* **Directive**
Please transcribe the data that follows without the pictures, keeping every word the same.

* **Raw data**
******************************
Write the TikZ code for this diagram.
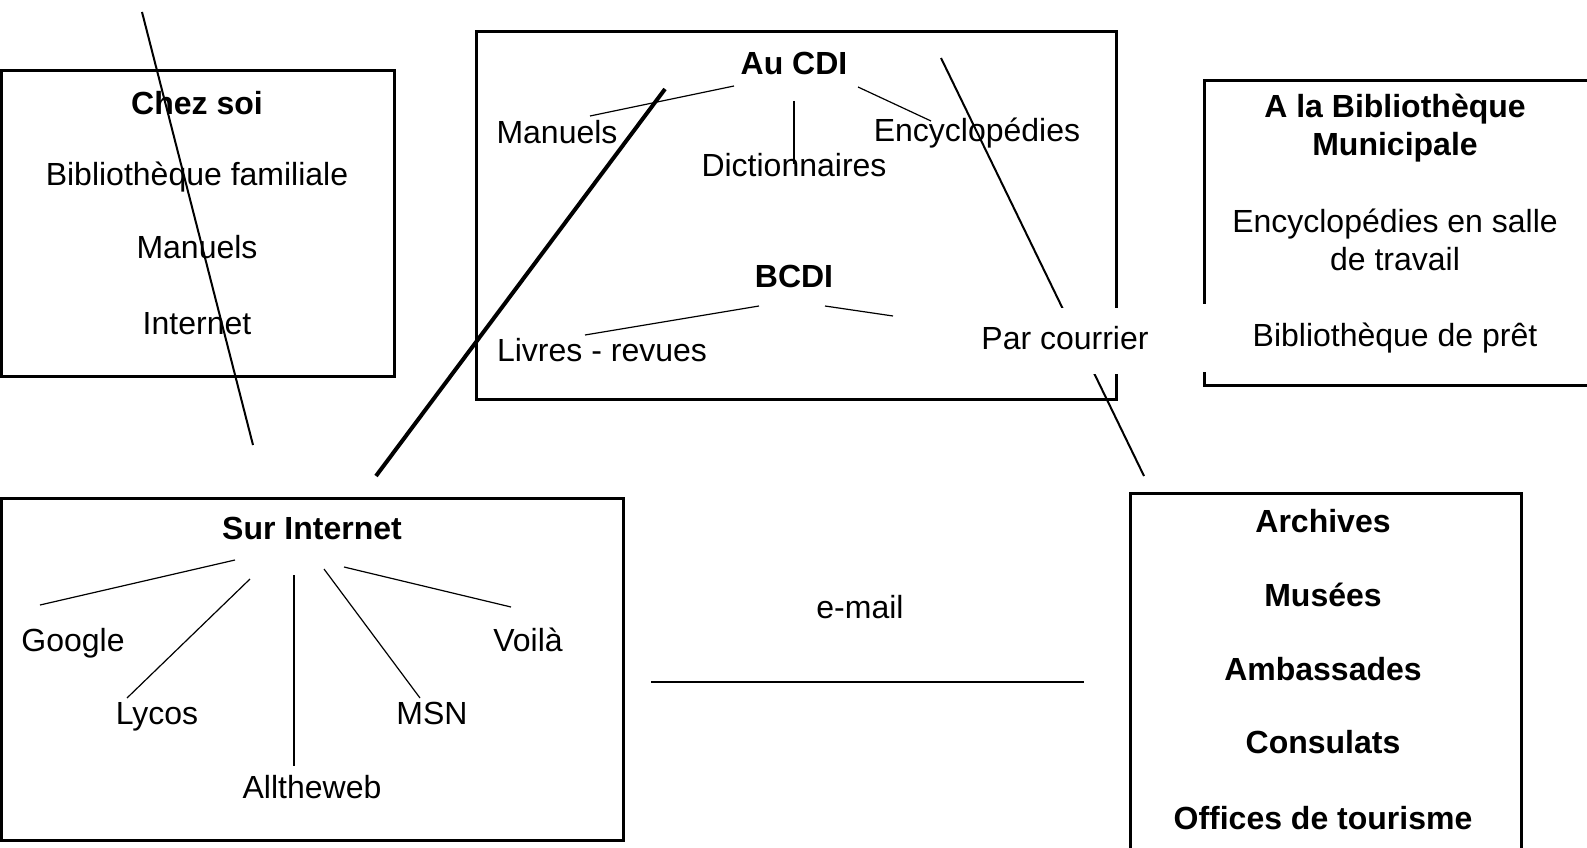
\documentclass[tikz,border=0pt]{standalone}
\usepackage{fontspec}
\setmainfont{Liberation Sans}
\usetikzlibrary{positioning}

\begin{document}
\begin{tikzpicture}[x=1pt,y=-1pt,font=\fontsize{32}{38}\selectfont,
 box/.style={draw,line width=3pt,inner sep=0pt},
 t/.style={inner sep=0pt,text height=23.5pt,text depth=6.7pt},
 tb/.style={t,font=\fontsize{32}{38}\selectfont\bfseries},
 mask/.style={t,fill=white},
 twig/.style={line width=1.2pt}]
\useasboundingbox (0,0) rectangle (1587,848);
% the five places
\node[box,minimum width=393pt,minimum height=305pt](soi) at (198,223.5){};
\node[box,minimum width=640pt,minimum height=367pt](cdi) at (796,215.5){};
\node[box,minimum width=396pt,minimum height=304pt](bm) at (1402,233){};
\node[box,minimum width=622pt,minimum height=342pt](web) at (312.5,669){};
\node[box,minimum width=391pt,minimum height=377pt](arch) at (1325.5,681.5){};
% chez soi
\node[tb](soih) at (197,106){Chez soi};
\node[t](fam) at (197,177){Bibliothèque familiale};
\node[t](man1) at (197,250){Manuels};
\node[t](inet) at (197,326){Internet};
% CDI
\node[tb](cdih) at (794,66){Au CDI};
\node[t](man2) at (557,135){Manuels};
\node[t](dico) at (794,168){Dictionnaires};
\node[t](ency) at (977,133){Encyclopédies};
\node[tb](bcdi) at (794,279){BCDI};
\node[t](livres) at (602,353){Livres - revues};
% bibliotheque municipale
\node[align=center,inner sep=0pt,font=\fontsize{32}{38}\selectfont\bfseries](bmh) at (1395,128){A la Bibliothèque\\Municipale};
\node[align=center,inner sep=0pt](salle) at (1395,240){Encyclopédies en salle\\de travail};
% internet
\node[tb](webh) at (312,531){Sur Internet};
\node[t](google) at (73,643){Google};
\node[t](lycos) at (157,716){Lycos};
\node[t](atw) at (312,790){Alltheweb};
\node[t](msn) at (432,716){MSN};
\node[t](voila) at (528,643){Voilà};
% archives etc.
\node[tb](archv) at (1323,524){Archives};
\node[tb](musee) at (1323,598){Musées};
\node[tb](amb) at (1323,672){Ambassades};
\node[tb](cons) at (1323,745){Consulats};
\node[tb](otour) at (1323,821){Offices de tourisme};
\node[t](email) at (860,610){e-mail};
% line ends
\coordinate (x1) at (142,12); \coordinate (x2) at (253,445);
\coordinate (k1) at (376,476); \coordinate (k2) at (665,89);
\coordinate (p1) at (941,58); \coordinate (p2) at (1144,476);
\coordinate (e1) at (651,682); \coordinate (e2) at (1084,682);
\coordinate (c1) at (734,86); \coordinate (c2) at (590,116);
\coordinate (c3) at (794,101); \coordinate (c4) at (794,164);
\coordinate (c5) at (858,87); \coordinate (c6) at (931,121);
\coordinate (b1) at (759,306); \coordinate (b2) at (585,335);
\coordinate (b3) at (825,306); \coordinate (b4) at (893,316);
\coordinate (w1) at (235,560); \coordinate (w2) at (40,605);
\coordinate (w3) at (250,579); \coordinate (w4) at (127,698);
\coordinate (w5) at (294,575); \coordinate (w6) at (294,766);
\coordinate (w7) at (324,569); \coordinate (w8) at (420,698);
\coordinate (w9) at (344,567); \coordinate (w10) at (511,607);
\draw[line width=2pt](x1)--(x2);
\draw[line width=4pt](k1)--(k2);
\draw[line width=2pt](p1)--(p2);
\draw[line width=2pt](e1)--(e2);
\draw[twig](c1)--(c2);\draw[twig](c3)--(c4);\draw[twig](c5)--(c6);
\draw[twig](b1)--(b2);\draw[twig](b3)--(b4);
\draw[twig](w1)--(w2);\draw[twig](w3)--(w4);\draw[twig](w5)--(w6);
\draw[twig](w7)--(w8);\draw[twig](w9)--(w10);
% white labels over the lines
\node[mask,minimum width=180pt,minimum height=66pt](courrier) at (1065,341){Par courrier};
\node[mask,minimum width=400pt,minimum height=68pt](pret) at (1395,338){Bibliothèque de prêt};
\end{tikzpicture}
\end{document}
******************************
* **Written answer**
Write the TikZ code for this diagram.
\documentclass[tikz,border=0pt]{standalone}
\usepackage{fontspec}
\setmainfont{Liberation Sans}
\usetikzlibrary{positioning}

\begin{document}
\begin{tikzpicture}[x=1pt,y=-1pt,font=\fontsize{32}{38}\selectfont,
 box/.style={draw,line width=3pt,inner sep=0pt},
 t/.style={inner sep=0pt,text height=23.5pt,text depth=6.7pt},
 tb/.style={t,font=\fontsize{32}{38}\selectfont\bfseries},
 mask/.style={t,fill=white},
 twig/.style={line width=1.2pt}]
\useasboundingbox (0,0) rectangle (1587,848);
% the five places
\node[box,minimum width=393pt,minimum height=305pt](soi) at (198,223.5){};
\node[box,minimum width=640pt,minimum height=367pt](cdi) at (796,215.5){};
\node[box,minimum width=396pt,minimum height=304pt](bm) at (1402,233){};
\node[box,minimum width=622pt,minimum height=342pt](web) at (312.5,669){};
\node[box,minimum width=391pt,minimum height=377pt](arch) at (1325.5,681.5){};
% chez soi
\node[tb](soih) at (197,106){Chez soi};
\node[t](fam) at (197,177){Bibliothèque familiale};
\node[t](man1) at (197,250){Manuels};
\node[t](inet) at (197,326){Internet};
% CDI
\node[tb](cdih) at (794,66){Au CDI};
\node[t](man2) at (557,135){Manuels};
\node[t](dico) at (794,168){Dictionnaires};
\node[t](ency) at (977,133){Encyclopédies};
\node[tb](bcdi) at (794,279){BCDI};
\node[t](livres) at (602,353){Livres - revues};
% bibliotheque municipale
\node[align=center,inner sep=0pt,font=\fontsize{32}{38}\selectfont\bfseries](bmh) at (1395,128){A la Bibliothèque\\Municipale};
\node[align=center,inner sep=0pt](salle) at (1395,240){Encyclopédies en salle\\de travail};
% internet
\node[tb](webh) at (312,531){Sur Internet};
\node[t](google) at (73,643){Google};
\node[t](lycos) at (157,716){Lycos};
\node[t](atw) at (312,790){Alltheweb};
\node[t](msn) at (432,716){MSN};
\node[t](voila) at (528,643){Voilà};
% archives etc.
\node[tb](archv) at (1323,524){Archives};
\node[tb](musee) at (1323,598){Musées};
\node[tb](amb) at (1323,672){Ambassades};
\node[tb](cons) at (1323,745){Consulats};
\node[tb](otour) at (1323,821){Offices de tourisme};
\node[t](email) at (860,610){e-mail};
% line ends
\coordinate (x1) at (142,12); \coordinate (x2) at (253,445);
\coordinate (k1) at (376,476); \coordinate (k2) at (665,89);
\coordinate (p1) at (941,58); \coordinate (p2) at (1144,476);
\coordinate (e1) at (651,682); \coordinate (e2) at (1084,682);
\coordinate (c1) at (734,86); \coordinate (c2) at (590,116);
\coordinate (c3) at (794,101); \coordinate (c4) at (794,164);
\coordinate (c5) at (858,87); \coordinate (c6) at (931,121);
\coordinate (b1) at (759,306); \coordinate (b2) at (585,335);
\coordinate (b3) at (825,306); \coordinate (b4) at (893,316);
\coordinate (w1) at (235,560); \coordinate (w2) at (40,605);
\coordinate (w3) at (250,579); \coordinate (w4) at (127,698);
\coordinate (w5) at (294,575); \coordinate (w6) at (294,766);
\coordinate (w7) at (324,569); \coordinate (w8) at (420,698);
\coordinate (w9) at (344,567); \coordinate (w10) at (511,607);
\draw[line width=2pt](x1)--(x2);
\draw[line width=4pt](k1)--(k2);
\draw[line width=2pt](p1)--(p2);
\draw[line width=2pt](e1)--(e2);
\draw[twig](c1)--(c2);\draw[twig](c3)--(c4);\draw[twig](c5)--(c6);
\draw[twig](b1)--(b2);\draw[twig](b3)--(b4);
\draw[twig](w1)--(w2);\draw[twig](w3)--(w4);\draw[twig](w5)--(w6);
\draw[twig](w7)--(w8);\draw[twig](w9)--(w10);
% white labels over the lines
\node[mask,minimum width=180pt,minimum height=66pt](courrier) at (1065,341){Par courrier};
\node[mask,minimum width=400pt,minimum height=68pt](pret) at (1395,338){Bibliothèque de prêt};
\end{tikzpicture}
\end{document}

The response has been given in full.